Respaldado por la riqueza de su clan y su parentesco con Miguel Kast, este Kast chico se dedicó a la política. Fue diputado, en varios períodos, sin grandes luces. Estaba en las listas de los beneficiados con las platas de Penta, pero nunca fue investigado por la justicia. Sólo tras la crisis política abierta en el primer mandato de Piñera, alcanzó algo de notoriedad. Fue la cabeza de una facción interna de la UDI, pero sin éxito.
Finalmente, decidió romper con su partido y levantar una candidatura presidencial propia, para competir con Piñera desde la derecha.
Y, desde entonces, ha estado en esa tarea. Cuenta con recursos ilimitados, ha sido un pionero en la guerra psicológica de las redes sociales, pagando a un numeroso ejército de bots. Ha buscado agrupar a las expresiones más reaccionarias de la sociedad chilena, con un éxito más bien relativo.
Fue el derrumbe de la derecha tras el levantamiento popular del 18 de octubre, pero, en particular, en los torneos eleccionarios del plebiscito y de la convención constitucional, los que le abrieron una oportunidad inesperada.
Pero esa chance sólo la tiene a condición de que el derrumbe de los partidos de la derecha sea total. El primer paso en ese proceso fue la instalación, desde La Moneda, de Sebastián Sichel como candidato presidencial: su ascenso significó la fractura de RN y el fin de Lavín, que deja a la UDI políticamente a la deriva.
La consiguiente caída de Sichel, por inepto, lleva a lo que queda de esos partidos a una opción suicida: inflar a Kast lo más que se pueda.
Para ello recurren a los medios de comunicación, las encuestas truchas y a la invaluable cooperación de la “izquierda” liberal, que históricamente ha sido coadyuvante en abrirle el camino a las formaciones ultrarreacionarias y fascistas.

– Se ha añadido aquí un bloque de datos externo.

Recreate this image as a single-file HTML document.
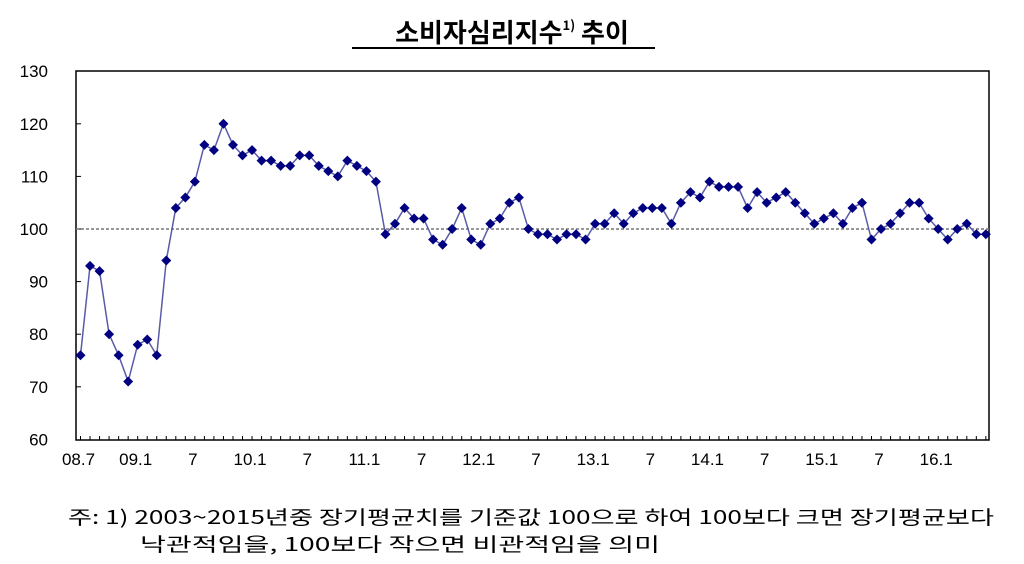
<!DOCTYPE html>
<html><head><meta charset="utf-8"><style>
html,body{margin:0;background:#fff;width:1024px;height:564px;overflow:hidden;}
svg{display:block;}
svg text{font-family:"Liberation Sans","Noto Sans CJK KR",sans-serif;}
</style></head><body>
<svg width="1024" height="564" viewBox="0 0 1024 564" xmlns="http://www.w3.org/2000/svg">
<text x="512" y="42" text-anchor="middle" font-size="26" font-weight="bold" fill="#000" style="font-family:'Noto Sans CJK KR',sans-serif">소비자심리지수<tspan font-size="13" dy="-12">1)</tspan><tspan dy="12"> 추이</tspan></text>
<line x1="352" y1="48" x2="655" y2="48" stroke="#000" stroke-width="2"/>
<g id="plot"></g>
<text x="68" y="524" font-size="19" fill="#000" textLength="926" lengthAdjust="spacingAndGlyphs" style="font-family:'Noto Sans CJK KR',sans-serif">주: 1) 2003~2015년중 장기평균치를 기준값 100으로 하여 100보다 크면 장기평균보다</text>
<text x="140" y="551" font-size="19" fill="#000" textLength="520" lengthAdjust="spacingAndGlyphs" style="font-family:'Noto Sans CJK KR',sans-serif">낙관적임을, 100보다 작으면 비관적임을 의미</text>
</svg>
<script>
const d=[76,93,92,80,76,71,78,79,76,94,104,106,109,116,115,120,116,114,115,113,113,112,112,114,114,112,111,110,113,112,111,109,99,101,104,102,102,98,97,100,104,98,97,101,102,105,106,100,99,99,98,99,99,98,101,101,103,101,103,104,104,104,101,105,107,106,109,108,108,108,104,107,105,106,107,105,103,101,102,103,101,104,105,98,100,101,103,105,105,102,100,98,100,101,99,99];
const L=76,R=989,T=71,B=440;
const y=v=>229-(v-100)*5.26, x=i=>80.5+i*9.53;
let s='';
s+=`<rect x="${L}" y="${T}" width="${R-L}" height="${B-T}" fill="none" stroke="#000" stroke-width="1.5"/>`;
for(let v=60;v<=130;v+=10){const yy=y(v);s+=`<text x="48" y="${yy+6}" text-anchor="end" font-size="17">${v}</text>`;if(v>60&&v<130)s+=`<line x1="${L}" y1="${yy}" x2="${L+5}" y2="${yy}" stroke="#000"/>`;}
s+=`<line x1="${L}" y1="${y(100)}" x2="${R}" y2="${y(100)}" stroke="#777" stroke-width="1.5" stroke-dasharray="3,2"/>`;
for(let i=0;i<96;i++){s+=`<line x1="${x(i)}" y1="${B}" x2="${x(i)}" y2="${B-4}" stroke="#000"/>`;}
const labs=[[0,'08.7'],[6,'09.1'],[12,'7'],[18,'10.1'],[24,'7'],[30,'11.1'],[36,'7'],[42,'12.1'],[48,'7'],[54,'13.1'],[60,'7'],[66,'14.1'],[72,'7'],[78,'15.1'],[84,'7'],[90,'16.1']];
labs.forEach(([i,t])=>s+=`<text x="${x(i)-2}" y="465" text-anchor="middle" font-size="17">${t}</text>`);
s+=`<polyline fill="none" stroke="#5a5aa8" stroke-width="1.5" points="${d.map((v,i)=>x(i)+','+y(v)).join(' ')}"/>`;
d.forEach((v,i)=>{const cx=x(i),cy=y(v);s+=`<polygon points="${cx},${cy-5} ${cx+5},${cy} ${cx},${cy+5} ${cx-5},${cy}" fill="#000080"/>`;});
document.getElementById('plot').innerHTML=s;
</script>
</body></html>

Con un escozor masoquista, celebran los ademanes apáticos y superficiales de Kast como una demostración de dominio y seguridad, reconocen sus salidas infantiles como ingenio y agudeza, y se someten a su credo facho -expresado como lánguida perorata de un señorito mantenido a un taxista quejumbroso o a una vieja aburrida del barrio alto-, como si fuera el ominoso anuncio de la Ciudad de los Césares o el Blut und Boden, que ahora emerge en alguna parcela de agrado de Buin.
Es, casi, casi, como si les gustara Kast.

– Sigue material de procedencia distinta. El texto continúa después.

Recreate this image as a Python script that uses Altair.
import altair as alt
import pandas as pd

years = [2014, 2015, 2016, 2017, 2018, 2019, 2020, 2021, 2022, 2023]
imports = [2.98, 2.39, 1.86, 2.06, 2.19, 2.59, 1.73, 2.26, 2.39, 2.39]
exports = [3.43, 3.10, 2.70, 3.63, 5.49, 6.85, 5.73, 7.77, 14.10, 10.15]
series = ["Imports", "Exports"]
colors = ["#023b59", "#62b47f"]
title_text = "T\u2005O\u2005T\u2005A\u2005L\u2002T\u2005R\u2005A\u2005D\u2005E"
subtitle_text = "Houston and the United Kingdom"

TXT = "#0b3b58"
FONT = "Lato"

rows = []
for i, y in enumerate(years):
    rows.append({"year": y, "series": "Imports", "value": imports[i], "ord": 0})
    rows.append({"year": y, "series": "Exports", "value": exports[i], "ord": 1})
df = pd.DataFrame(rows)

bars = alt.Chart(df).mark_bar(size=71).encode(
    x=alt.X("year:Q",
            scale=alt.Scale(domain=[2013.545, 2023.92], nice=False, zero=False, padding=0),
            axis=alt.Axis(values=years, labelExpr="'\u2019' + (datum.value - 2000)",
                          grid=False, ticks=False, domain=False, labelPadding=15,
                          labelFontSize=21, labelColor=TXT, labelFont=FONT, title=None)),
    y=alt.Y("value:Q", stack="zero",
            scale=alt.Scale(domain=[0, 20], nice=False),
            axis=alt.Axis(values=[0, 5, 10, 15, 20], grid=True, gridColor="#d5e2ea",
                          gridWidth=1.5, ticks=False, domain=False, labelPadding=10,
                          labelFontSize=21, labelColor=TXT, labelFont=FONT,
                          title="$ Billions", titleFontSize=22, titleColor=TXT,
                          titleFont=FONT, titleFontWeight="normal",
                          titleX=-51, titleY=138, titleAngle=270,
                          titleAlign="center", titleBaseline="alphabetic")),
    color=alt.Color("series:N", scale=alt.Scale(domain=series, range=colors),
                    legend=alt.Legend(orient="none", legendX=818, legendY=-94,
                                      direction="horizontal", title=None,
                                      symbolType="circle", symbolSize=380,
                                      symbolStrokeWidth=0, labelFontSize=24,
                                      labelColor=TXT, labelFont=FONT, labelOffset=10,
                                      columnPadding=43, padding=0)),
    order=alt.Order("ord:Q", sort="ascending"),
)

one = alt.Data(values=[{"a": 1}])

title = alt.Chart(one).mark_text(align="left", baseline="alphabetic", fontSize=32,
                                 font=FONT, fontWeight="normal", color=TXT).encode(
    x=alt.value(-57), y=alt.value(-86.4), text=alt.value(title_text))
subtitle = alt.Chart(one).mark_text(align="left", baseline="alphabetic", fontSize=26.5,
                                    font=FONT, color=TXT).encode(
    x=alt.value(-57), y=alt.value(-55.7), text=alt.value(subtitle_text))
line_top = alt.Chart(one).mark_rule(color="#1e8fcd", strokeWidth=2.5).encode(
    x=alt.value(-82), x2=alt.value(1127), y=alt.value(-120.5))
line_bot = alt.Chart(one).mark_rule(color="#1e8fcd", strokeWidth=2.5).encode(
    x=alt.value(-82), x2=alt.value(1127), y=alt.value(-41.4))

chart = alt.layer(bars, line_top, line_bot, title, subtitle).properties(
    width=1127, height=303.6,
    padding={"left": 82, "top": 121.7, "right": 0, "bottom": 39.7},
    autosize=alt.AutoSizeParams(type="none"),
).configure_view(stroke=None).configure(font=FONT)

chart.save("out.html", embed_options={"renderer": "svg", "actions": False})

En consecuencia, todos lo inflan como un globo que crece y crece. Para la derecha, la movida es otra maniobra suicida. Su objetivo no es ganar la elección presidencial: es mantener la estantería en el Congreso; evitar quedar reducido a la magnitud que ahora tienen en la convención. Pero ¡ay! Kast les quita y les divide el menguado voto. Ahora mismo, están negociando como arreglar ese problemita.

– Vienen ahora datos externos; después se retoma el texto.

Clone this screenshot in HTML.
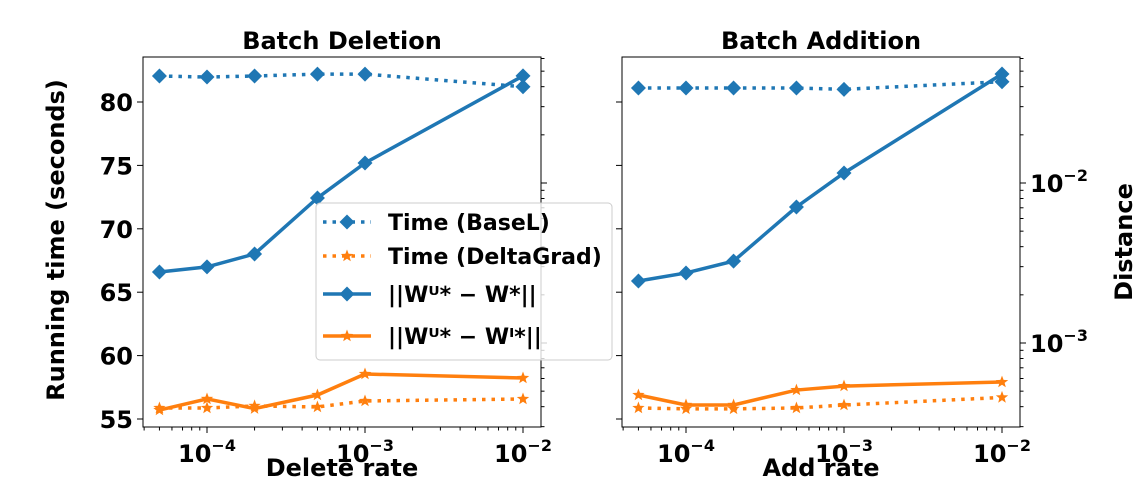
<!DOCTYPE html>
<html><head><meta charset="utf-8"><style>
body{margin:0;background:#fff;}
svg{font-family:"DejaVu Sans","Liberation Sans",sans-serif;font-weight:bold;}
</style></head><body>
<svg id="c" width="1133" height="480" viewBox="0 0 1133 480"></svg>
<script>
const rates=[5e-5,1e-4,2e-4,5e-4,1e-3,1e-2];
const delTimeBase=[82.05,81.97,82.05,82.2,82.2,81.2];
const delTimeDelta=[55.87,55.87,56.03,55.95,56.42,56.58];
const delDistU=[0.00278,0.00299,0.0036,0.00806,0.01334,0.0467];
const delDistI=[0.000381,0.000447,0.000389,0.000473,0.00064,0.000604];
const addTimeBase=[81.1,81.1,81.1,81.1,81.0,81.6];
const addTimeDelta=[55.87,55.8,55.8,55.87,56.1,56.7];
const addDistU=[0.00244,0.00274,0.00325,0.00708,0.01155,0.048];
const addDistI=[0.000473,0.00041,0.00041,0.000508,0.000538,0.00057];
const timeTicks=[55,60,65,70,75,80];
const distTicks=[0.001,0.01];
const xTicks=[1e-4,1e-3,1e-2];
const NS='http://www.w3.org/2000/svg';
const svg=document.getElementById('c');
function el(t,a,p){const e=document.createElementNS(NS,t);for(const k in a)e.setAttribute(k,a[k]);(p||svg).appendChild(e);return e;}
const Y0=57,Y1=427;
function yT(v){return 419-(v-55)*12.68;}
function yD(v){return 183-(Math.log10(v)+2)*160;}
const BLUE='#1f77b4',ORG='#ff7f0e';
function diamond(g,x,y,c){const e=el('path',{d:`M${x} ${y-7.5}L${x+7.5} ${y}L${x} ${y+7.5}L${x-7.5} ${y}Z`,fill:c},g);}
function star(g,x,y,c){let d='';for(let i=0;i<10;i++){const r=i%2?2.7:6.5,a=-Math.PI/2+i*Math.PI/5;d+=(i?'L':'M')+(x+r*Math.cos(a)).toFixed(1)+' '+(y+r*Math.sin(a)).toFixed(1);}const e=el('path',{d:d+'Z',fill:c},g);}
function series(g,name,xs,vals,yf,col,dash,mk){
  const s=el('g',{},g);
  const pts=vals.map((v,i)=>[xs(rates[i]),yf(v)]);
  el('polyline',{points:pts.map(p=>p.join(',')).join(' '),fill:'none',stroke:col,'stroke-width':3.5,'stroke-dasharray':dash||'none'},s);
  pts.forEach(p=>mk(s,p[0],p[1],col));
}
function panel(x0,x1,dec4,title,xlabel,tb,td,du,di,showLeft,showRight,pname){
  const g=el('g',{});
  const xs=v=>dec4+(Math.log10(v)+4)*158;
  el('rect',{x:x0,y:Y0,width:x1-x0,height:Y1-Y0,fill:'none',stroke:'#000','stroke-width':1},g);
  const t=el('text',{x:(x0+x1)/2,y:49,'text-anchor':'middle','font-size':24},g);t.textContent=title;
  const xl=el('text',{x:(x0+x1)/2,y:476,'text-anchor':'middle','font-size':24},g);xl.textContent=xlabel;
  xTicks.forEach(v=>{const x=xs(v);el('line',{x1:x,x2:x,y1:Y1,y2:Y1+6,stroke:'#000'},g);
    const tx=el('text',{x:x,y:462,'text-anchor':'middle','font-size':24},g);
    tx.textContent='10';const sp=el('tspan',{dy:-11,'font-size':16},tx);sp.textContent=String(Math.round(Math.log10(v))).replace('-','\u2212');});
  for(let d=-5;d<=-2;d++)for(let m=2;m<10;m++){const v=m*Math.pow(10,d);const x=xs(v);if(x>x0&&x<x1)el('line',{x1:x,x2:x,y1:Y1,y2:Y1+3.5,stroke:'#000'},g);}
  timeTicks.forEach(v=>{const y=yT(v);el('line',{x1:x0-6,x2:x0,y1:y,y2:y,stroke:'#000'},g);
    if(showLeft){const tx=el('text',{x:x0-10,y:y+9,'text-anchor':'end','font-size':24},g);tx.textContent=v;}});
  distTicks.forEach(v=>{const y=yD(v);el('line',{x1:x1,x2:x1+6,y1:y,y2:y,stroke:'#000'},g);
    if(showRight){const tx=el('text',{x:x1+10,y:y+9,'font-size':24},g);tx.textContent='10';const sp=el('tspan',{dy:-11,'font-size':16},tx);sp.textContent=String(Math.round(Math.log10(v))).replace('-','\u2212');}});
  for(let d=-4;d<=-1;d++)for(let m=2;m<10;m++){const y=yD(m*Math.pow(10,d));if(y>Y0&&y<Y1)el('line',{x1:x1,x2:x1+3.5,y1:y,y2:y,stroke:'#000'},g);}
  series(g,'time-basel-line',xs,tb,yT,BLUE,'3.5,6',diamond);
  series(g,'time-deltagrad-line',xs,td,yT,ORG,'3.5,6',star);
  series(g,'distance-wu-w-line',xs,du,yD,BLUE,null,diamond);
  series(g,'distance-wu-wi-line',xs,di,yD,ORG,null,star);
}
panel(143,541,207,'Batch Deletion','Delete rate',delTimeBase,delTimeDelta,delDistU,delDistI,true,false,'deletion-panel');
panel(622,1020,686,'Batch Addition','Add rate',addTimeBase,addTimeDelta,addDistU,addDistI,false,true,'addition-panel');
let yl=el('text',{x:0,y:0,transform:'translate(64,240) rotate(-90)','text-anchor':'middle','font-size':24});yl.textContent='Running time (seconds)';
let yr=el('text',{x:0,y:0,transform:'translate(1132,242) rotate(-90)','text-anchor':'middle','font-size':24});yr.textContent='Distance';
const lg=el('g',{});
el('rect',{x:316,y:203,width:296,height:157,rx:4,fill:'#fff','fill-opacity':0.8,stroke:'#ccc'},lg);
const items=[['Time (BaseL)',BLUE,'3.5,6',diamond,222],['Time (DeltaGrad)',ORG,'3.5,6',star,256],['||W\u1d41* \u2212 W*||',BLUE,null,diamond,294],['||W\u1d41* \u2212 W\u1d35*||',ORG,null,star,336]];
items.forEach(it=>{const e=el('g',{},lg);
  el('line',{x1:323,x2:371,y1:it[4],y2:it[4],stroke:it[1],'stroke-width':3.5,'stroke-dasharray':it[2]||'none'},e);it[3](e,347,it[4],it[1]);
  const t=el('text',{x:388,y:it[4]+8,'font-size':22},e);t.textContent=it[0];});
</script>
</body></html>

Mientras, en la “izquierda” liberal, que ya ha llegado a su límite político, calculan que, si Kast llega a segunda vuelta, podrían ganar igual, agitando el miedo al fascismo, como Chirac lo hizo en Francia contra Le Pen en 2002 -ganó con más del 80%, una cifra que, sin duda, nos resulta conocida.
Pero Boric no es Chirac, quien entonces se había impuesto, en la primera vuelta, sólo por un pelo a un ejército de candidatos de izquierda y que, en la definición contra Le Pen, agrupó una coalición que iba desde la reacción gaullista hasta los trotskistas, en defensa de La République.
La única coalición que convoca Boric es la de la ex-Concertación que ya votó por él en las primarias. Desde entonces, sólo ha descendido. No ha contentado ni a la izquierda ni a la derecha. Y menos ha dado algo, una pizca que sea, de valor para la gran mayoría del pueblo que exige cambios.
El globo de Kast se va a reventar eventualmente: se convertirá en el mero sepulturero de la derecha de la transición. Pero les va a doler a los que siguen inflándolo.